Designing an Lexical Analyzer: Step 2

  • Describe which strings belong to each token

  • Recall:

    • Identifiers: strings of letters or digits starting with a digit

    • Integer: a non-empty string of digits

    • Keyword (reserved word): “if”, “else”, \(\ldots\)

    • Whitespace: a non-empty sequence of spaces, newlines, and tabs

Lexical Analyzer: Implementation

  • The implementation of a lexical analyzer must do two things:

    1. Recognize substrings corresponding to tokens

    2. Return the value or lexeme of the token; the lexeme is the substring

Example

  • Example: recall

    if (i == j)\n\tz = 0;\nelse\tz = 1;
  • Token-lexeme groupings:

    • Identifier: i, j, z

    • Keyword: if, else

    • Relation: ==

    • Integer: 0, 1

    • Single characters: (, ), =, ;

Why do Lexical Analysis?

  • Simplify parsing

    • The lexer usually discards “uninteresting” tokens, for example, whitespace and comments

    • Converts data early

  • Separate the logic to read source files

    • Potentially an issue on multiple platforms

    • Can optimize reading source files independently of the parser

Difficulties

  • Lexical analysis can be difficult depending on the source language

  • Example: in FORTRAN whitespace is insignificant

    • VAR1 is the same as VA R1

    • Consider DO 5 I = 1,25 versus DO 5 I = 1.25

    • Reading left-to-right, we cannot determine if DO5I is a variable or DO statement until after “,” is reached

  • Important points:

    • The goal is to partition the string reading left-to-right, recognizing one token at a time

    • “Lookahead” may be required to decide where the token boundaries are

Review

  • The goal of lexical analysis is to:

    • Partition the input string into lexemes (the smallest program units that individually meaningful)

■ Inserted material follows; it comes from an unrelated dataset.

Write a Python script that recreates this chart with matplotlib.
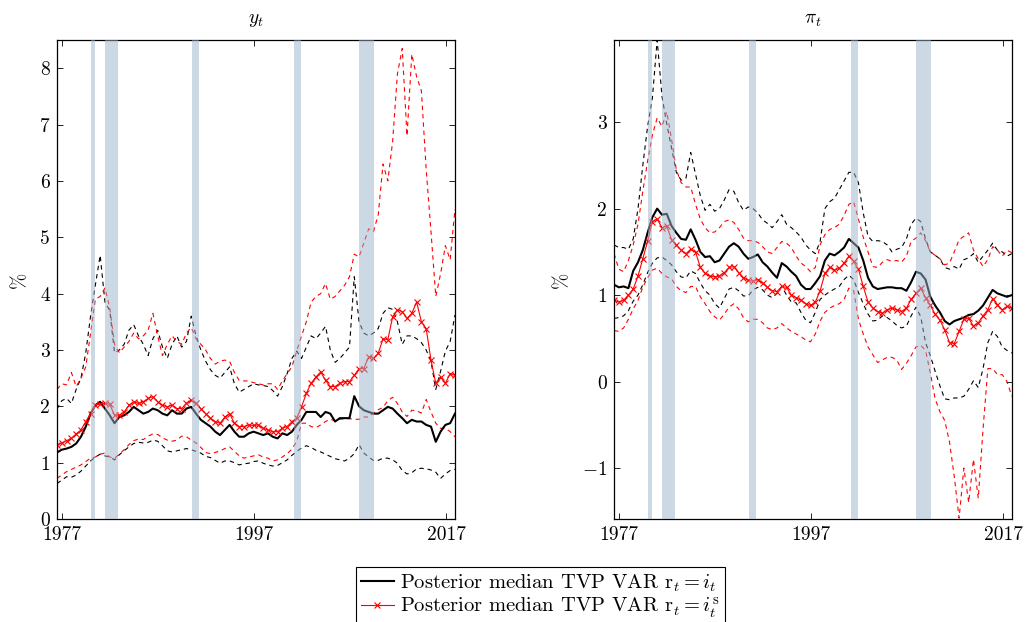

    • Identify the token of each lexeme

  • Left-to-right scan where sometimes lookahead is required

Next

  • We still need

    • A way to describe the lexemes of each token

    • A way to resolve ambiguities

      • Is if two variables i and f or one keyword?

      • Is == two equal signs or one operator?

Regular Languages

  • There are several formalisms for specifying tokens

  • Regular languages are the most popular

    • Simple and useful theory

    • Easy to understand

    • Efficient implementations

Languages

  • Definition. Let \(\Sigma\) be a set of characters. A language over \(\Sigma\) is a set of strings of characters drawn from \(\Sigma\). \(\Sigma\) is called the alphabet.

Examples of Languages

  • Natural language

    • Alphabet: English characters

    • Language: English sentences

    • Note: not every string of English characters is an English sentence

  • Programming language

    • Alphabet: ASCII

    • Language: C programs

    • Note: The ASCII character set is different from the English character set

Regular Expressions

  • The lexical structure of most programming languages can be specified with regular expressions.

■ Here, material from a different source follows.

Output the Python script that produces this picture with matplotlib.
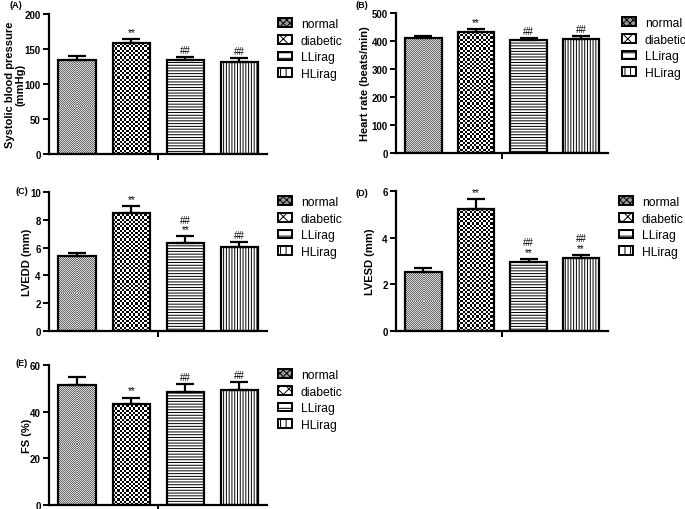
import numpy as np
import matplotlib
matplotlib.use("Agg")
import matplotlib.pyplot as plt
from matplotlib.patches import Patch
from matplotlib.colors import ListedColormap

plt.rcParams['font.family'] = ['Liberation Sans', 'DejaVu Sans']
plt.rcParams['hatch.linewidth'] = 0.7

groups = ['normal', 'diabetic', 'LLirag', 'HLirag']

# mean values and (upper) error
sbp = [135, 158, 134, 132]
sbp_err = [5, 6, 5, 5]
hr = [410, 432, 402, 408]
hr_err = [7, 10, 10, 10]
lvedd = [5.4, 8.5, 6.35, 6.05]
lvedd_err = [0.22, 0.5, 0.45, 0.35]
lvesd = [2.55, 5.22, 2.95, 3.12]
lvesd_err = [0.14, 0.42, 0.13, 0.13]
fs = [51.5, 43.5, 48.5, 49.2]
fs_err = [3.5, 2.5, 3.2, 3.4]

# significance marks per bar (bottom to top)
sbp_sig = [[], ['**'], ['##'], ['##']]
hr_sig = [[], ['**'], ['##'], ['##']]
lvedd_sig = [[], ['**'], ['**', '##'], ['##']]
lvesd_sig = [[], ['**'], ['**', '##'], ['**', '##']]
fs_sig = [[], ['**'], ['##'], ['##']]

W, H = 685, 510
fig = plt.figure(figsize=(6.85, 5.1), dpi=100)


def px_axes(l, r, top, bot):
    return fig.add_axes([l / W, 1 - bot / H, (r - l) / W, (bot - top) / H])


def checker(ax, rect, cell, cmap):
    x0, y0 = rect.get_x(), rect.get_y()
    x1, y1 = x0 + rect.get_width(), y0 + rect.get_height()
    p0 = ax.transData.transform((x0, y0))
    p1 = ax.transData.transform((x1, y1))
    nx = max(1, int(round(abs(p1[0] - p0[0]) / cell)))
    ny = max(1, int(round(abs(p1[1] - p0[1]) / cell)))
    arr = np.indices((ny, nx)).sum(0) % 2
    ax.imshow(arr, cmap=cmap, vmin=0, vmax=1, extent=[x0, x1, y0, y1],
              origin='lower', interpolation='nearest', aspect='auto', zorder=1)


fine = ListedColormap(['#6a6a6a', '#d8d8d8'])
coarse = ListedColormap(['black', 'white'])


def panel(ax, vals, errs, sigs, ymax, step, ylabel, lab_right, letter, lab_xy, leg_xy):
    x = np.arange(len(vals))
    hatches = [None, None, '------', '||||||']
    bars = ax.bar(x, vals, width=0.69, facecolor='white', edgecolor='black',
                  linewidth=1.6, zorder=2)
    for b, h in zip(bars, hatches):
        if h:
            b.set_hatch(h)
    bars[0].set_facecolor('none')
    bars[1].set_facecolor('none')
    ax.errorbar(x, vals, yerr=[[0] * len(vals), errs], fmt='none', ecolor='black',
                elinewidth=1.6, capsize=6.5, capthick=1.6, zorder=3)
    ax.set_xlim(-0.52, 3.51)
    ax.set_ylim(0, ymax)
    checker(ax, bars[0], 1.0, fine)
    checker(ax, bars[1], 2.2, coarse)
    ax.set_xlim(-0.52, 3.51)
    ax.set_ylim(0, ymax)
    for i in range(len(vals)):
        y = vals[i] + errs[i]
        off = ymax * 0.015
        for s in sigs[i]:
            ax.text(x[i], y + off, s, ha='center', va='bottom', fontsize=7)
            off += ymax * 0.07
    for sp in ['top', 'right']:
        ax.spines[sp].set_visible(False)
    for sp in ['left', 'bottom']:
        ax.spines[sp].set_linewidth(1.6)
    ax.set_xticks([1.5])
    ax.set_xticklabels([''])
    ax.set_yticks(np.arange(0, ymax + step / 2, step))
    ax.tick_params(axis='both', width=1.4, length=4, pad=2, labelsize=7)
    for t in ax.get_yticklabels():
        t.set_fontweight('bold')
    ax.set_ylabel(ylabel, fontsize=8, fontweight='bold', linespacing=1.1)
    bb = ax.get_position()
    ax.yaxis.set_label_coords((lab_right / W - bb.x0) / bb.width, 0.5)
    fig.text(lab_xy[0] / W, 1 - lab_xy[1] / H, letter, fontsize=6.5,
             fontweight='bold', ha='left', va='center')
    handles = [Patch(facecolor='#999999', edgecolor='black', hatch='xxxxx', linewidth=1.4),
               Patch(facecolor='white', edgecolor='black', hatch='xxx', linewidth=1.4),
               Patch(facecolor='white', edgecolor='black', hatch='---', linewidth=1.4),
               Patch(facecolor='white', edgecolor='black', hatch='|||', linewidth=1.4)]
    ax.legend(handles, groups, loc='upper left',
              bbox_to_anchor=(leg_xy[0] / W, 1 - leg_xy[1] / H),
              bbox_transform=fig.transFigure, frameon=False, fontsize=8.7,
              borderpad=0, borderaxespad=0, handlelength=1.15, handleheight=0.75,
              handletextpad=0.75, labelspacing=0.38)


axA = px_axes(49, 267, 15, 155)
panel(axA, sbp, sbp_err, sbp_sig, 200, 50, 'Systolic blood pressure\n(mmHg)', 26,
      '(A)', (9, 6), (278, 19))

axB = px_axes(396, 608, 14, 154)
panel(axB, hr, hr_err, hr_sig, 500, 100, 'Heart rate (beats/min)', 370,
      '(B)', (355, 6), (622, 18))

axC = px_axes(49, 267, 193, 332)
panel(axC, lvedd, lvedd_err, lvedd_sig, 10, 2, 'LVEDD (mm)', 32,
      '(C)', (15, 192), (278, 197))

axD = px_axes(396, 608, 192, 332)
panel(axD, lvesd, lvesd_err, lvesd_sig, 6, 2, 'LVESD (mm)', 375,
      '(D)', (355, 194), (619, 197))

axE = px_axes(49, 267, 366, 506)
panel(axE, fs, fs_err, fs_sig, 60, 20, 'FS (%)', 32,
      '(E)', (15, 364), (278, 370))

fig.savefig('out.png', dpi=100)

  • Languages are sets of strings - we need some notation for specifying which sets we want, that is, which strings are in the set.

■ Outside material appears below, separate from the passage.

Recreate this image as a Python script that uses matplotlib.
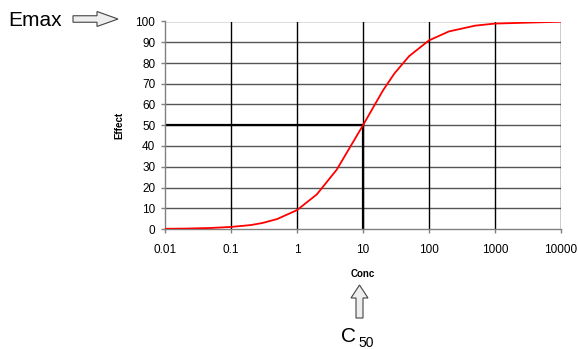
import numpy as np
import matplotlib
matplotlib.use("Agg")
import matplotlib.pyplot as plt
from matplotlib.patches import FancyArrow

plt.rcParams['font.family'] = ['Liberation Sans', 'DejaVu Sans']

# ── data ─────────────────────────────────────────────────────────────────
conc   = [0.01, 0.02, 0.05, 0.1, 0.2, 0.3, 0.5, 1, 2, 4, 10,
          20, 30, 50, 100, 200, 500, 1000, 10000]
effect = [0.1, 0.2, 0.5, 1.0, 1.9, 2.9, 4.8, 9.1, 16.7, 28.6, 50.0,
          66.7, 75.0, 83.3, 90.9, 95.2, 98.0, 99.0, 99.9]
c50, e50 = 10, 50
x_ticks = [0.01, 0.1, 1, 10, 100, 1000, 10000]
x_labels = ["0.01", "0.1", "1", "10", "100", "1000", "10000"]
y_ticks = list(range(0, 101, 10))

W, H = 578, 349
fig = plt.figure(figsize=(W / 100, H / 100), dpi=100)
ax = fig.add_axes([165 / W, 1 - 229 / H, (561 - 165) / W, (229 - 21.5) / H])

ax.set_xscale("log")
ax.set_xlim(0.01, 10000)
ax.set_ylim(0, 100)
ax.set_xticks(x_ticks)
ax.set_xticklabels(x_labels)
ax.minorticks_off()
ax.set_yticks(y_ticks)

for y in y_ticks[1:]:
    ax.axhline(y, color="#555555", lw=1.0, zorder=1)
for x in x_ticks[1:]:
    ax.axvline(x, color="black", lw=1.0, zorder=1)

ax.plot([0.01, c50], [e50, e50], color="black", lw=1.6, zorder=2)
ax.plot([c50, c50], [e50, 0], color="black", lw=1.6, zorder=2)
ax.plot(conc, effect, color="red", lw=1.3, zorder=3)

for s in ["top", "right"]:
    ax.spines[s].set_visible(False)
for s in ["left", "bottom"]:
    ax.spines[s].set_color("#808080")
    ax.spines[s].set_linewidth(1.0)
ax.tick_params(axis="both", which="major", labelsize=8.5, color="#808080",
               length=3, width=1, direction="out")
ax.tick_params(axis="x", pad=8)
ax.tick_params(axis="y", pad=4)

ax.set_xlabel("Conc", fontsize=7, fontweight="bold", labelpad=9)
ax.set_ylabel("Effect", fontsize=7, fontweight="bold", labelpad=8)

# ── annotations (in inches, figure pixel grid / 100) ─────────────────────
def px(x, y):
    return x / 100, (H - y) / 100

tr = fig.dpi_scale_trans
x0, y0 = px(73, 19)
fig.patches.append(FancyArrow(x0, y0, 0.45, 0, width=0.065, head_width=0.15,
                              head_length=0.21, length_includes_head=True,
                              fc="#eeeeee", ec="#444444", lw=0.8, transform=tr))
x1, y1 = px(359.5, 318)
fig.patches.append(FancyArrow(x1, y1, 0, 0.33, width=0.07, head_width=0.17,
                              head_length=0.13, length_includes_head=True,
                              fc="#eeeeee", ec="#444444", lw=0.8, transform=tr))

fig.text(8 / W, 1 - 21 / H, "Emax", fontsize=15, ha="left", va="center")
fig.text(341 / W, 1 - 342 / H, "C", fontsize=15, ha="left", va="baseline")
fig.text(358 / W, 1 - 347 / H, "50", fontsize=10, ha="left", va="baseline")

fig.savefig("out.png", dpi=100)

  • A regular expression (RE) is a notation for a regular language

  • If \(A\) is a regular expression, then we write \(L(A)\) to refer to the language denoted by \(A\).

Fundamental Regular Expressions

\(A\) \(L(A)\) Notes
a {a} singleton set for each symbol ‘a’ in the alphabet \(\Sigma\)
\(\epsilon\) {\(\epsilon\)} empty string
\(\varnothing\) { } empty language
  • These are the basic building blocks of regular expressions.

Operations on Regular Expressions

\(A\) \(L(A)\) Notes
\(rs\) \(L(r) L(s)\) concatenation – \(r\) followed by \(s\)
\(r | s\) \(L(r) \cup L(s)\) combination (union) – \(r\) or \(s\)
\(r*\) \(L(r)*\) zero or more occurrences of \(r\) (Kleene closure)
  • Precedence: \(*\) (highest), concatenation, \(|\) (lowest)

  • Parenthesis can be used to group REs as needed

  • We abbreviate ‘i’ ‘f’ as ‘if’ (concatenation)

Examples

  • \(L\)(if \(|\) then \(|\) else) = {“if”, “then”, “else”}

  • \(L((0 | 1) (0 | 1))\) = {“00”, “01”, “10”, “11”}

  • \(L(0*)\) = {"“,”0“,”00“,”000", \(\ldots\) }

  • \(L((1 | 0)(1 | 0)*)\) = set of binary numbers with possible leading zeros

Abbreviations

Abbreviation Meaning Notes
\(r+\) \((rr*)\) one or more occurrences
\(r?\) \((r | \epsilon)\) zero or one occurrence
\([a-z]\) \((a | b | \ldots | z)\) one character in given range
\([abxyz]\) \((a | b | x | y | z)\) one of the given characters
\([\)^\(abc]\) \(\overline{[abc]}\) any character except the given characters
  • The basic operations generate all possible regular expressions, but common abbreviations are used for convenience.